Task details :: Everything from the first line to the line containing "(0,0) rectangle (1362,-734);" is to be repeated exactly; nothing past it.

Supplied information ::
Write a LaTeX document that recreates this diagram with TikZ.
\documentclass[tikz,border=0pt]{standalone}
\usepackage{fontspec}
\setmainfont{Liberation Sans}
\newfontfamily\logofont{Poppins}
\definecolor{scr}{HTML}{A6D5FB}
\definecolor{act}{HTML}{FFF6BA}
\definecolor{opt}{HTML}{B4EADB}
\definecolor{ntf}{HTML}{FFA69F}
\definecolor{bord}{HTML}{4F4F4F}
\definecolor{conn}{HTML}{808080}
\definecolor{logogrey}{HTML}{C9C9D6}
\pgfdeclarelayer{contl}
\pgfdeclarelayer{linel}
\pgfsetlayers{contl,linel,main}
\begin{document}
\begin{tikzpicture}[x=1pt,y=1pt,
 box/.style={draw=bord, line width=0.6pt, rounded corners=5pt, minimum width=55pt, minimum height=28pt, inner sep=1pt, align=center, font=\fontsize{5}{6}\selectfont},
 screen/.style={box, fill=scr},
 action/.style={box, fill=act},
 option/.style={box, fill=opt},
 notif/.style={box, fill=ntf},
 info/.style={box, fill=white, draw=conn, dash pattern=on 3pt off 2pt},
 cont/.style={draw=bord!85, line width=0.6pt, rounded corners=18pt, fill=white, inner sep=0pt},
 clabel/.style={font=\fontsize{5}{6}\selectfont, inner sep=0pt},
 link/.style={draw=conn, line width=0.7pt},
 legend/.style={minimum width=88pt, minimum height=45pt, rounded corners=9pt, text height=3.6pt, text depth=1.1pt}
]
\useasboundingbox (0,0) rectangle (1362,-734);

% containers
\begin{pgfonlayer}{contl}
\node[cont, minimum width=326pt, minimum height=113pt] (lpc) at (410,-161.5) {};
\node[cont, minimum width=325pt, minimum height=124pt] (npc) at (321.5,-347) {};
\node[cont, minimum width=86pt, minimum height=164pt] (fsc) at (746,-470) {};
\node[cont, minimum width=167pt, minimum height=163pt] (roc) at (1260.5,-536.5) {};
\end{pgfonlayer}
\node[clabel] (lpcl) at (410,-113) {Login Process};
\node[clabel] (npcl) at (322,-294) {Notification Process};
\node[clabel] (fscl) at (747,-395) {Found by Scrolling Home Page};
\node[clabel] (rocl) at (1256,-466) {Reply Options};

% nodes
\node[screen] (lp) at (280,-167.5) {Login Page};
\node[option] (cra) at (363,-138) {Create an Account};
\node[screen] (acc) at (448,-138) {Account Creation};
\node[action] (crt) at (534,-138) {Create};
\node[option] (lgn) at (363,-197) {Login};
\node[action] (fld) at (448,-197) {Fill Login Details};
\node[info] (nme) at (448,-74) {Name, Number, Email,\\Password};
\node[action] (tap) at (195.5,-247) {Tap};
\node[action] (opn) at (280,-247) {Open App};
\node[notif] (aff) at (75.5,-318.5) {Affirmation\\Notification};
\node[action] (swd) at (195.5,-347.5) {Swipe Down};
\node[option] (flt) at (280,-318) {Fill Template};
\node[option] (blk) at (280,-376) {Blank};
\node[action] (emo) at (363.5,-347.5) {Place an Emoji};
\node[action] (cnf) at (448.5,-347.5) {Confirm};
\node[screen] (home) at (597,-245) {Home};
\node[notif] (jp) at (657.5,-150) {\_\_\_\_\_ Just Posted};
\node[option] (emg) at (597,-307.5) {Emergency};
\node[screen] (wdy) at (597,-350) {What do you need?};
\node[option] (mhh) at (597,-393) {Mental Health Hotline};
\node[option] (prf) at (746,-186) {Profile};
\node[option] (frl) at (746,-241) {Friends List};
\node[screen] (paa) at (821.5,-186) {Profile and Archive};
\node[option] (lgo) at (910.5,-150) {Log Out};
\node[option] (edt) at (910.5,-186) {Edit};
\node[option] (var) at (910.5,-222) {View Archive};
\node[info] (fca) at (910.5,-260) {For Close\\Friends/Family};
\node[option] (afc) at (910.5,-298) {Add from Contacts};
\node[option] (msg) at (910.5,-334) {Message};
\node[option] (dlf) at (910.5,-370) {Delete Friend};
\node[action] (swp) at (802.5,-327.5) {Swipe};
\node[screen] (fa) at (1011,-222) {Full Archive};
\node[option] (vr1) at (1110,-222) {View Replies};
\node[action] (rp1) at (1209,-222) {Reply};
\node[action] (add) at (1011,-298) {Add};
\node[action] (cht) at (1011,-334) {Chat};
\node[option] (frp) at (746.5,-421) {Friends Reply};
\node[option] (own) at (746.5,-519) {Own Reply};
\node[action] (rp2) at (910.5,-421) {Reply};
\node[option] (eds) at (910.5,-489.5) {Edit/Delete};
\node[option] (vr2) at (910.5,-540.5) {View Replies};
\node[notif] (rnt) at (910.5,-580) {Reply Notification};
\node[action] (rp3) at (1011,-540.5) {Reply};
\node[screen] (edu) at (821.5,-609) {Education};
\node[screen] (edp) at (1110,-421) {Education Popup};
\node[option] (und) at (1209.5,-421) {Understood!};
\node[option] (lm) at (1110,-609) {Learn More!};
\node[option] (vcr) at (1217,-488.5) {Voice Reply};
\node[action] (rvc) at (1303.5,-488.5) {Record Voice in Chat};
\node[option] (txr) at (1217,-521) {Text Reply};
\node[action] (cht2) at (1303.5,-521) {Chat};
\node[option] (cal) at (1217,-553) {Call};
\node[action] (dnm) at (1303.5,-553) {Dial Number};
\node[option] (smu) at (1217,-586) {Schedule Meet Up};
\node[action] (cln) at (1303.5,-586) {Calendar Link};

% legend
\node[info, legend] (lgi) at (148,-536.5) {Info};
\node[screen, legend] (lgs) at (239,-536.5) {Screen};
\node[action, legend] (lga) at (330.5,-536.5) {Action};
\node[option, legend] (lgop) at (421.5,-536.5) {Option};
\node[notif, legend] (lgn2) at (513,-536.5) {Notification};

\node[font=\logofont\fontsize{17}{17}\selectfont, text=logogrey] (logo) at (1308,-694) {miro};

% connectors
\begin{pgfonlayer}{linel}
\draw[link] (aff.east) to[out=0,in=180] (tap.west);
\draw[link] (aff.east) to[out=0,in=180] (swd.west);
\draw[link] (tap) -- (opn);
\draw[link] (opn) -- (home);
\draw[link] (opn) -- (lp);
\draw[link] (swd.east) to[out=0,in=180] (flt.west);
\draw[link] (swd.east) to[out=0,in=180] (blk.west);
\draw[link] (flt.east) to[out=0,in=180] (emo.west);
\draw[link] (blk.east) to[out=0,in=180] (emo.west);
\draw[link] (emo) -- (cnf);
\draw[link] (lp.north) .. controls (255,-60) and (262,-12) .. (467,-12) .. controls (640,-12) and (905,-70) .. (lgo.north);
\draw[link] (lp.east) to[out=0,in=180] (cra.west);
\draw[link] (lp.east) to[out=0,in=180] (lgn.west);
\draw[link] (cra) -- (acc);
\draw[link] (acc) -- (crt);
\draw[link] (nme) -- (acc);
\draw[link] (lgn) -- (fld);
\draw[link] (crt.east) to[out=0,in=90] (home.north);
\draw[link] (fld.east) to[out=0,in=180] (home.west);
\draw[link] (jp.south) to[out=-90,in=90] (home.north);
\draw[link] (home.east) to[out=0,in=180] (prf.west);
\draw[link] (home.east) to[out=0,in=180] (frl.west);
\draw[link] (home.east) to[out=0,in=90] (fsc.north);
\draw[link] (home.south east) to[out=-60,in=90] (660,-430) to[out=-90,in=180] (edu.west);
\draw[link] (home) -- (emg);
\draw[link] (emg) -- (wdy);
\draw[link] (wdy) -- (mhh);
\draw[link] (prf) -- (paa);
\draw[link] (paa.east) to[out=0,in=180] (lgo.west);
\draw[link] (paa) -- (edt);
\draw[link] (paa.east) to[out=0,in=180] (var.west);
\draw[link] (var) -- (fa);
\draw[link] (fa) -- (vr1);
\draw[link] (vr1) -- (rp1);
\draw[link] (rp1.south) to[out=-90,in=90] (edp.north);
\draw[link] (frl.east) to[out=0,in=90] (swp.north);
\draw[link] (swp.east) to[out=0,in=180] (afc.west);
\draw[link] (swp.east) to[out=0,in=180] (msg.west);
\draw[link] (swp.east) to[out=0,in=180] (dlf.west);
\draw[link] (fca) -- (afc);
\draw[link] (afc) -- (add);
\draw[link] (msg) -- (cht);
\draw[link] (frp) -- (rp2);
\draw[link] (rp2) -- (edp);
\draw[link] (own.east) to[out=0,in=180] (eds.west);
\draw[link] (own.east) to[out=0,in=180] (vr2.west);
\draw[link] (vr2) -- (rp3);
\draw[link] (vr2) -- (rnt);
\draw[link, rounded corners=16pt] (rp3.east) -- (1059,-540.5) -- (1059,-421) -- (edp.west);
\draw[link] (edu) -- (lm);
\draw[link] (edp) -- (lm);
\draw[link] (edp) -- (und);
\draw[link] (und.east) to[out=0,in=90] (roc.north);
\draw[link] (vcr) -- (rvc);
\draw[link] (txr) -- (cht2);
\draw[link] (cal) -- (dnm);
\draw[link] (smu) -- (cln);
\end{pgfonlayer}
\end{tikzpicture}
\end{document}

Output of the exercise ::
Write a LaTeX document that recreates this diagram with TikZ.
\documentclass[tikz,border=0pt]{standalone}
\usepackage{fontspec}
\setmainfont{Liberation Sans}
\newfontfamily\logofont{Poppins}
\definecolor{scr}{HTML}{A6D5FB}
\definecolor{act}{HTML}{FFF6BA}
\definecolor{opt}{HTML}{B4EADB}
\definecolor{ntf}{HTML}{FFA69F}
\definecolor{bord}{HTML}{4F4F4F}
\definecolor{conn}{HTML}{808080}
\definecolor{logogrey}{HTML}{C9C9D6}
\pgfdeclarelayer{contl}
\pgfdeclarelayer{linel}
\pgfsetlayers{contl,linel,main}
\begin{document}
\begin{tikzpicture}[x=1pt,y=1pt,
 box/.style={draw=bord, line width=0.6pt, rounded corners=5pt, minimum width=55pt, minimum height=28pt, inner sep=1pt, align=center, font=\fontsize{5}{6}\selectfont},
 screen/.style={box, fill=scr},
 action/.style={box, fill=act},
 option/.style={box, fill=opt},
 notif/.style={box, fill=ntf},
 info/.style={box, fill=white, draw=conn, dash pattern=on 3pt off 2pt},
 cont/.style={draw=bord!85, line width=0.6pt, rounded corners=18pt, fill=white, inner sep=0pt},
 clabel/.style={font=\fontsize{5}{6}\selectfont, inner sep=0pt},
 link/.style={draw=conn, line width=0.7pt},
 legend/.style={minimum width=88pt, minimum height=45pt, rounded corners=9pt, text height=3.6pt, text depth=1.1pt}
]
\useasboundingbox (0,0) rectangle (1362,-734);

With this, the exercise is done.